** START OF DATA BLOCK **
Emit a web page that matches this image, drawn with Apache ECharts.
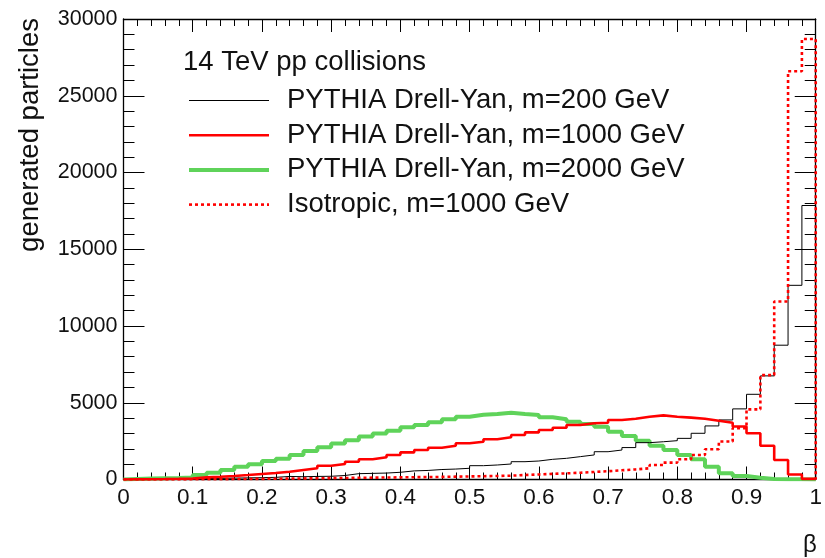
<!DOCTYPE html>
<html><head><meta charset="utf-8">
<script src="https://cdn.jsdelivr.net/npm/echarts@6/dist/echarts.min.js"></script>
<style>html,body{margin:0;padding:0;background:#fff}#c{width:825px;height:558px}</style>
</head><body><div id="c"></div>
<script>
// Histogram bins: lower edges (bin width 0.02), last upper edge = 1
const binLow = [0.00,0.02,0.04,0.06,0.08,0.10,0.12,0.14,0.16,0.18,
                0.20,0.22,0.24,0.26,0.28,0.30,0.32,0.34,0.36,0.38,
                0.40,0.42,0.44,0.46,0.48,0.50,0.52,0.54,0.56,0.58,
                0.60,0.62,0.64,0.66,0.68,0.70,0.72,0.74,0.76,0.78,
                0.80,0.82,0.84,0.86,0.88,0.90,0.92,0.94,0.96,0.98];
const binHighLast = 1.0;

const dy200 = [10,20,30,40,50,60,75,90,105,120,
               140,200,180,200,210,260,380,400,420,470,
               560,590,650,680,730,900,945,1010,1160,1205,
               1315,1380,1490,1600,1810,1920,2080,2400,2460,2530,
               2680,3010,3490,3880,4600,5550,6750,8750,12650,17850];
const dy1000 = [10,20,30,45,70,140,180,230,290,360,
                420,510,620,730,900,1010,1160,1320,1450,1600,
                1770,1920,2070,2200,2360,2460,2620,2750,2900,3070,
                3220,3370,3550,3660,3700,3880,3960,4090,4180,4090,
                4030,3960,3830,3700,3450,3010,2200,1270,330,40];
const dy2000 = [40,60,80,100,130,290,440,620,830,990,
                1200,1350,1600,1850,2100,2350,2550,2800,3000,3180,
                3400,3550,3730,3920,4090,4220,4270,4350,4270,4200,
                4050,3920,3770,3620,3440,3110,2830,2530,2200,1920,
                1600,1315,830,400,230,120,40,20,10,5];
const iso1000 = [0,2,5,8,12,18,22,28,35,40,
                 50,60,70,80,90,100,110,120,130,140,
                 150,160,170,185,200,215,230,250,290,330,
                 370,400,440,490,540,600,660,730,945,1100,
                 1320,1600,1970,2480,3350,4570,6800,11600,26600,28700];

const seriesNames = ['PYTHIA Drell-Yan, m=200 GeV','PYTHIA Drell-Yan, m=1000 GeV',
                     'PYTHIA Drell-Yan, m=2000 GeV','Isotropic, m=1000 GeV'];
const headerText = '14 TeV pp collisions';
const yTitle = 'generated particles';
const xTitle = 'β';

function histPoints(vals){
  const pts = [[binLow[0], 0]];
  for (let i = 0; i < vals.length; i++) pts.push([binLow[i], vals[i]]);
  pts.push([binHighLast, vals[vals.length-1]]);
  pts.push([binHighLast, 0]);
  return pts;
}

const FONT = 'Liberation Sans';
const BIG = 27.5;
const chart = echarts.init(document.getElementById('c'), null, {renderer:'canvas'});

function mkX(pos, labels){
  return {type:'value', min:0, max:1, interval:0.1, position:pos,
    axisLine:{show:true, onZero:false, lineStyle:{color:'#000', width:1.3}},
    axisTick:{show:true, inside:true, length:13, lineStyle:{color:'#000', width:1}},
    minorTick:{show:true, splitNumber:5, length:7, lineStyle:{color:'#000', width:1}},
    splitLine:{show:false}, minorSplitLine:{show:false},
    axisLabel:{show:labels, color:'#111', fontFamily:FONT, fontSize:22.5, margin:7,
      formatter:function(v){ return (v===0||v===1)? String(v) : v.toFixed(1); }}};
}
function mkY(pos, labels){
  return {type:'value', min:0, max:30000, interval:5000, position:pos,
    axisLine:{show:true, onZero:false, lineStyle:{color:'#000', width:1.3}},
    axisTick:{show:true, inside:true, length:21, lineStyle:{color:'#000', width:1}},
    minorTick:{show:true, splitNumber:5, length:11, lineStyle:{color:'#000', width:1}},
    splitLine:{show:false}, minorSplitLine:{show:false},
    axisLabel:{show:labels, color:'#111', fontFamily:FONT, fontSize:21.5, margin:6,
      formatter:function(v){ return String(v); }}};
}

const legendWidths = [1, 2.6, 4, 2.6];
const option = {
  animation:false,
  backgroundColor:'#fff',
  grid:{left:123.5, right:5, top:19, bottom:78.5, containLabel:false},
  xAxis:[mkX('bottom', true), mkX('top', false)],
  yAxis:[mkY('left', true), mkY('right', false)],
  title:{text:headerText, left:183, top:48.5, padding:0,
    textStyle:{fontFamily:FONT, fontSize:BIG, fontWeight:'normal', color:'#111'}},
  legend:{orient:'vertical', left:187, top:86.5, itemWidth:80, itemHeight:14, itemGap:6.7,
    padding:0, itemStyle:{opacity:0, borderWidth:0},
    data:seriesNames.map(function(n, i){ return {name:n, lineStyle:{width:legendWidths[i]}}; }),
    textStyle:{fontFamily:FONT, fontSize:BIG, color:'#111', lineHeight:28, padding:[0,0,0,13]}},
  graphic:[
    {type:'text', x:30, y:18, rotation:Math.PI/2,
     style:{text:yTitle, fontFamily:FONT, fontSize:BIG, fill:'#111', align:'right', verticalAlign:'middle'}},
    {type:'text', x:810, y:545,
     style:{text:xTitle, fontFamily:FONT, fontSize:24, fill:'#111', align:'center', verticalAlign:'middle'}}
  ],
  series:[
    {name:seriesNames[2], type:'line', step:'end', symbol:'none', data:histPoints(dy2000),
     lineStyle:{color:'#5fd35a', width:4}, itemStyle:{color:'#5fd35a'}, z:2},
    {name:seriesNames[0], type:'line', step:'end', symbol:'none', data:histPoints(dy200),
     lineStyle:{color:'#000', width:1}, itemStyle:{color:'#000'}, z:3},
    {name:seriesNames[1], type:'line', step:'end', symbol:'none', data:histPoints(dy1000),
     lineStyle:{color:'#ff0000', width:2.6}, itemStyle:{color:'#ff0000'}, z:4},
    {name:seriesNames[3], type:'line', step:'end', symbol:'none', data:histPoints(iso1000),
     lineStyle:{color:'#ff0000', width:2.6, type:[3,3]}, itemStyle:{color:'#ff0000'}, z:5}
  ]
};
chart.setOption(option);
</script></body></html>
** END OF DATA BLOCK **
> GIVEN TASK
Quote the listing above in full, except for the pictures.

> TASK RESULT
Emit a web page that matches this image, drawn with Apache ECharts.
<!DOCTYPE html>
<html><head><meta charset="utf-8">
<script src="https://cdn.jsdelivr.net/npm/echarts@6/dist/echarts.min.js"></script>
<style>html,body{margin:0;padding:0;background:#fff}#c{width:825px;height:558px}</style>
</head><body><div id="c"></div>
<script>
// Histogram bins: lower edges (bin width 0.02), last upper edge = 1
const binLow = [0.00,0.02,0.04,0.06,0.08,0.10,0.12,0.14,0.16,0.18,
                0.20,0.22,0.24,0.26,0.28,0.30,0.32,0.34,0.36,0.38,
                0.40,0.42,0.44,0.46,0.48,0.50,0.52,0.54,0.56,0.58,
                0.60,0.62,0.64,0.66,0.68,0.70,0.72,0.74,0.76,0.78,
                0.80,0.82,0.84,0.86,0.88,0.90,0.92,0.94,0.96,0.98];
const binHighLast = 1.0;

const dy200 = [10,20,30,40,50,60,75,90,105,120,
               140,200,180,200,210,260,380,400,420,470,
               560,590,650,680,730,900,945,1010,1160,1205,
               1315,1380,1490,1600,1810,1920,2080,2400,2460,2530,
               2680,3010,3490,3880,4600,5550,6750,8750,12650,17850];
const dy1000 = [10,20,30,45,70,140,180,230,290,360,
                420,510,620,730,900,1010,1160,1320,1450,1600,
                1770,1920,2070,2200,2360,2460,2620,2750,2900,3070,
                3220,3370,3550,3660,3700,3880,3960,4090,4180,4090,
                4030,3960,3830,3700,3450,3010,2200,1270,330,40];
const dy2000 = [40,60,80,100,130,290,440,620,830,990,
                1200,1350,1600,1850,2100,2350,2550,2800,3000,3180,
                3400,3550,3730,3920,4090,4220,4270,4350,4270,4200,
                4050,3920,3770,3620,3440,3110,2830,2530,2200,1920,
                1600,1315,830,400,230,120,40,20,10,5];
const iso1000 = [0,2,5,8,12,18,22,28,35,40,
                 50,60,70,80,90,100,110,120,130,140,
                 150,160,170,185,200,215,230,250,290,330,
                 370,400,440,490,540,600,660,730,945,1100,
                 1320,1600,1970,2480,3350,4570,6800,11600,26600,28700];

const seriesNames = ['PYTHIA Drell-Yan, m=200 GeV','PYTHIA Drell-Yan, m=1000 GeV',
                     'PYTHIA Drell-Yan, m=2000 GeV','Isotropic, m=1000 GeV'];
const headerText = '14 TeV pp collisions';
const yTitle = 'generated particles';
const xTitle = 'β';

function histPoints(vals){
  const pts = [[binLow[0], 0]];
  for (let i = 0; i < vals.length; i++) pts.push([binLow[i], vals[i]]);
  pts.push([binHighLast, vals[vals.length-1]]);
  pts.push([binHighLast, 0]);
  return pts;
}

const FONT = 'Liberation Sans';
const BIG = 27.5;
const chart = echarts.init(document.getElementById('c'), null, {renderer:'canvas'});

function mkX(pos, labels){
  return {type:'value', min:0, max:1, interval:0.1, position:pos,
    axisLine:{show:true, onZero:false, lineStyle:{color:'#000', width:1.3}},
    axisTick:{show:true, inside:true, length:13, lineStyle:{color:'#000', width:1}},
    minorTick:{show:true, splitNumber:5, length:7, lineStyle:{color:'#000', width:1}},
    splitLine:{show:false}, minorSplitLine:{show:false},
    axisLabel:{show:labels, color:'#111', fontFamily:FONT, fontSize:22.5, margin:7,
      formatter:function(v){ return (v===0||v===1)? String(v) : v.toFixed(1); }}};
}
function mkY(pos, labels){
  return {type:'value', min:0, max:30000, interval:5000, position:pos,
    axisLine:{show:true, onZero:false, lineStyle:{color:'#000', width:1.3}},
    axisTick:{show:true, inside:true, length:21, lineStyle:{color:'#000', width:1}},
    minorTick:{show:true, splitNumber:5, length:11, lineStyle:{color:'#000', width:1}},
    splitLine:{show:false}, minorSplitLine:{show:false},
    axisLabel:{show:labels, color:'#111', fontFamily:FONT, fontSize:21.5, margin:6,
      formatter:function(v){ return String(v); }}};
}

const legendWidths = [1, 2.6, 4, 2.6];
const option = {
  animation:false,
  backgroundColor:'#fff',
  grid:{left:123.5, right:5, top:19, bottom:78.5, containLabel:false},
  xAxis:[mkX('bottom', true), mkX('top', false)],
  yAxis:[mkY('left', true), mkY('right', false)],
  title:{text:headerText, left:183, top:48.5, padding:0,
    textStyle:{fontFamily:FONT, fontSize:BIG, fontWeight:'normal', color:'#111'}},
  legend:{orient:'vertical', left:187, top:86.5, itemWidth:80, itemHeight:14, itemGap:6.7,
    padding:0, itemStyle:{opacity:0, borderWidth:0},
    data:seriesNames.map(function(n, i){ return {name:n, lineStyle:{width:legendWidths[i]}}; }),
    textStyle:{fontFamily:FONT, fontSize:BIG, color:'#111', lineHeight:28, padding:[0,0,0,13]}},
  graphic:[
    {type:'text', x:30, y:18, rotation:Math.PI/2,
     style:{text:yTitle, fontFamily:FONT, fontSize:BIG, fill:'#111', align:'right', verticalAlign:'middle'}},
    {type:'text', x:810, y:545,
     style:{text:xTitle, fontFamily:FONT, fontSize:24, fill:'#111', align:'center', verticalAlign:'middle'}}
  ],
  series:[
    {name:seriesNames[2], type:'line', step:'end', symbol:'none', data:histPoints(dy2000),
     lineStyle:{color:'#5fd35a', width:4}, itemStyle:{color:'#5fd35a'}, z:2},
    {name:seriesNames[0], type:'line', step:'end', symbol:'none', data:histPoints(dy200),
     lineStyle:{color:'#000', width:1}, itemStyle:{color:'#000'}, z:3},
    {name:seriesNames[1], type:'line', step:'end', symbol:'none', data:histPoints(dy1000),
     lineStyle:{color:'#ff0000', width:2.6}, itemStyle:{color:'#ff0000'}, z:4},
    {name:seriesNames[3], type:'line', step:'end', symbol:'none', data:histPoints(iso1000),
     lineStyle:{color:'#ff0000', width:2.6, type:[3,3]}, itemStyle:{color:'#ff0000'}, z:5}
  ]
};
chart.setOption(option);
</script></body></html>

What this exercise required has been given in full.